Some guy swimming from one isle to another in Hawaii got 'nibbled' by a cookie cutter shark; having keeled scales might prevent that and remoras. No doubt hydrodynamic efficiency was critical, perhaps also a form of structural color, as in feathers and moth wings (if it works underwater).

Humans have subcutaneous muscles (pili) that lift the hair (for warmth, goose pimples), seals lack these. Are the shark denticles or snake scales adjustable by similar tensioning of skin muscles to give a smoother flow at certain speeds? Fab post!

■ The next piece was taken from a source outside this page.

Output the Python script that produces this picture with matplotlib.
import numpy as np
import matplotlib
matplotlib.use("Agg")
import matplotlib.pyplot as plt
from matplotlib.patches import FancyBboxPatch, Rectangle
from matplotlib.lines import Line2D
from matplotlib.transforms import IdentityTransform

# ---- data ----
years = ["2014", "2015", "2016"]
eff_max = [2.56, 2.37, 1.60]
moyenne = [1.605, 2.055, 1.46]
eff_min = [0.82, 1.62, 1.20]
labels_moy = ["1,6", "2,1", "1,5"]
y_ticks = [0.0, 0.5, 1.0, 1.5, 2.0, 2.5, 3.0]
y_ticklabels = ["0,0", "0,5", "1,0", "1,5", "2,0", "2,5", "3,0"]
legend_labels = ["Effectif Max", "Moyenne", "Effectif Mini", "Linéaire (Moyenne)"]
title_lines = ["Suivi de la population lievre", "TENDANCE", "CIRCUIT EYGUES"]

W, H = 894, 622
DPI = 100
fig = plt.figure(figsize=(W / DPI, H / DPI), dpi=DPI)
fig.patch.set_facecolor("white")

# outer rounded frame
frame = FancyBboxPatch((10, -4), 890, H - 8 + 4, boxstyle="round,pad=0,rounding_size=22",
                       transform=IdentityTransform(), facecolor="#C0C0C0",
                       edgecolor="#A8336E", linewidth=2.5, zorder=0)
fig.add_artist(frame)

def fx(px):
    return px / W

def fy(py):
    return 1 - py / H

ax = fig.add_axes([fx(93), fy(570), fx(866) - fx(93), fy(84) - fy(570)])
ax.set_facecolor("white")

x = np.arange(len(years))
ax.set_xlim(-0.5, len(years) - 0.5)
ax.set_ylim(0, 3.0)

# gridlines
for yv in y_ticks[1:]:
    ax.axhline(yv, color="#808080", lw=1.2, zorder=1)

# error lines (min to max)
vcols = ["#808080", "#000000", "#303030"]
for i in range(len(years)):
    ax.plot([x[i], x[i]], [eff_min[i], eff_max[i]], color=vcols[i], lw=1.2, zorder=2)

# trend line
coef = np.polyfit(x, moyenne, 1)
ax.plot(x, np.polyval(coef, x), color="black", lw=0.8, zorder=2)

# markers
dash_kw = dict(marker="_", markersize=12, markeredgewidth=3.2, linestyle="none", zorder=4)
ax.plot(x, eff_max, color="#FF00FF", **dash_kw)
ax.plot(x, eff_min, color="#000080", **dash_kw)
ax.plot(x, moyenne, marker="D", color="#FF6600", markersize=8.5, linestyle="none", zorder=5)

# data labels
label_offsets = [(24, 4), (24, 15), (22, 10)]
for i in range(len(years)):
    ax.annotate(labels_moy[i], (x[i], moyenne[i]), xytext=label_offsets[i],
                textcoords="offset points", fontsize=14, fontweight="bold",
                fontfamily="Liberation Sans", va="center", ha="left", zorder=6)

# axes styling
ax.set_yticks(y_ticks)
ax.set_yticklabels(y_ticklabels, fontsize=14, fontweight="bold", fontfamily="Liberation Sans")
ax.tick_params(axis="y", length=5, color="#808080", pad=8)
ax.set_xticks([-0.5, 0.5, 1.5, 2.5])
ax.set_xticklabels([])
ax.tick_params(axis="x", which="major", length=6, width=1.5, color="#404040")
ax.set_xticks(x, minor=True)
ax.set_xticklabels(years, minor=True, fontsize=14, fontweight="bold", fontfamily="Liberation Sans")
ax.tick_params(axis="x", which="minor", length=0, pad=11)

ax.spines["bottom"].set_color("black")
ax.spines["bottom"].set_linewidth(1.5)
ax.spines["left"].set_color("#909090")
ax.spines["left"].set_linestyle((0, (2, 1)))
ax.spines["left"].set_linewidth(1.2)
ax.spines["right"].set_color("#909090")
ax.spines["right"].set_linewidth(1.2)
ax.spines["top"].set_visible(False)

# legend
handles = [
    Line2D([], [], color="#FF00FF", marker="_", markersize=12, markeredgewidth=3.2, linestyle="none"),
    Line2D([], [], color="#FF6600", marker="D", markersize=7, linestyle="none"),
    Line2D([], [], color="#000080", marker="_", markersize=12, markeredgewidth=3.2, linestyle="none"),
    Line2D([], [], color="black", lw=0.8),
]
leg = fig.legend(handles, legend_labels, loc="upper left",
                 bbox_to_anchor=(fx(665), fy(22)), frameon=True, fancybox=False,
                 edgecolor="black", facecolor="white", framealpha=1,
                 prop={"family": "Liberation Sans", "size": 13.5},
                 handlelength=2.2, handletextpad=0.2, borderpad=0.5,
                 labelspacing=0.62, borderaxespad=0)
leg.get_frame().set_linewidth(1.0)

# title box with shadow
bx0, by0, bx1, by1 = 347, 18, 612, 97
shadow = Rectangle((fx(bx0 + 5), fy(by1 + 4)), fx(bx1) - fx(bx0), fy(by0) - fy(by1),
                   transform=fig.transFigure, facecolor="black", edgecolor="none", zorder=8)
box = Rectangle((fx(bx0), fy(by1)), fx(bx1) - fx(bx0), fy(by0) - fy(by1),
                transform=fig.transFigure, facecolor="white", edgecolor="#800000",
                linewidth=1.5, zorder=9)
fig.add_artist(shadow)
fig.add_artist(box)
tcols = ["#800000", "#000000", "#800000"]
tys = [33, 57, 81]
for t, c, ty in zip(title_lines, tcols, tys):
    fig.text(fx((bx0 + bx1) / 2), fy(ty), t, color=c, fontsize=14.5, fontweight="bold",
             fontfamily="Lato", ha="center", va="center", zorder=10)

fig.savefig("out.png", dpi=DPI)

I don´t think that denticle-like sclaes would prevent very much from parasites. The mosaurs had already before scales, and I don´t think there would be that much difference. Furthermore even modern sharks suffer from a lot of parasites on and in their skin. And it also does not prevent them from cookie-cutter sharks. Nearly all megamouth-shark specimens showed typical scars made by the small parasitic sharks.
The denticle-like surface is already even used to upgrade suits for professional swimmers, and it even works for planes.

I tried to fill in some detail on the habits of Laticauda yesterday but my comment was swallowed. Trying again:
Sea Kraits are aquatic to about the same extent as Galapagos marine iguanas: they spend most of their time on land (basking, sleeping, sloughing, mating, egg-laying) and forage in the sea (or in one species, a land-locked lake) for a few hours at a time (they can sustain longer dives than Amblyrhynchus because the equatorial current warms a lot between the Galapagos and western Pacific). This leads to very high densities on land (cf. seabird colonies) and creates good conditions for ectoparasites, as long as they can survive underwater for a few hours at a time. Ticks are pretty tough. True sea-snakes don't come out on land and therefore don't have this problem, but can get encrusted with barnacles and algae, countered by a higher sloughing frequency than most land snakes.

Also, there are some other basal pythonomorphs with preserved scales, e.g. Carsosaurus marchesettii and Pontosaurus kornhuberi, which have single keels.

Wow.

I like the way you 'fail', Darren!

Smoother ventral scales makes me wonder.. did mosasaurs ever have to manoeuvre on a substrate (bask on offshore rocks like seals) or even come out onto land? even if only wriggling across a sandbar, perhaps a smooth belly might be advantageous over a ridged one, in terms of reducing friction/abrasion? (though these preserved scales and keels are so small (2mm), that may not be significant).

I wonder if mosasurs mated whale-style.

Incidentally would the scales scale up in size with size of an individual, from hatchling/live birth to adult, or would the scales stay the same size and there would just be more of them? How are extant reptiles in this respect?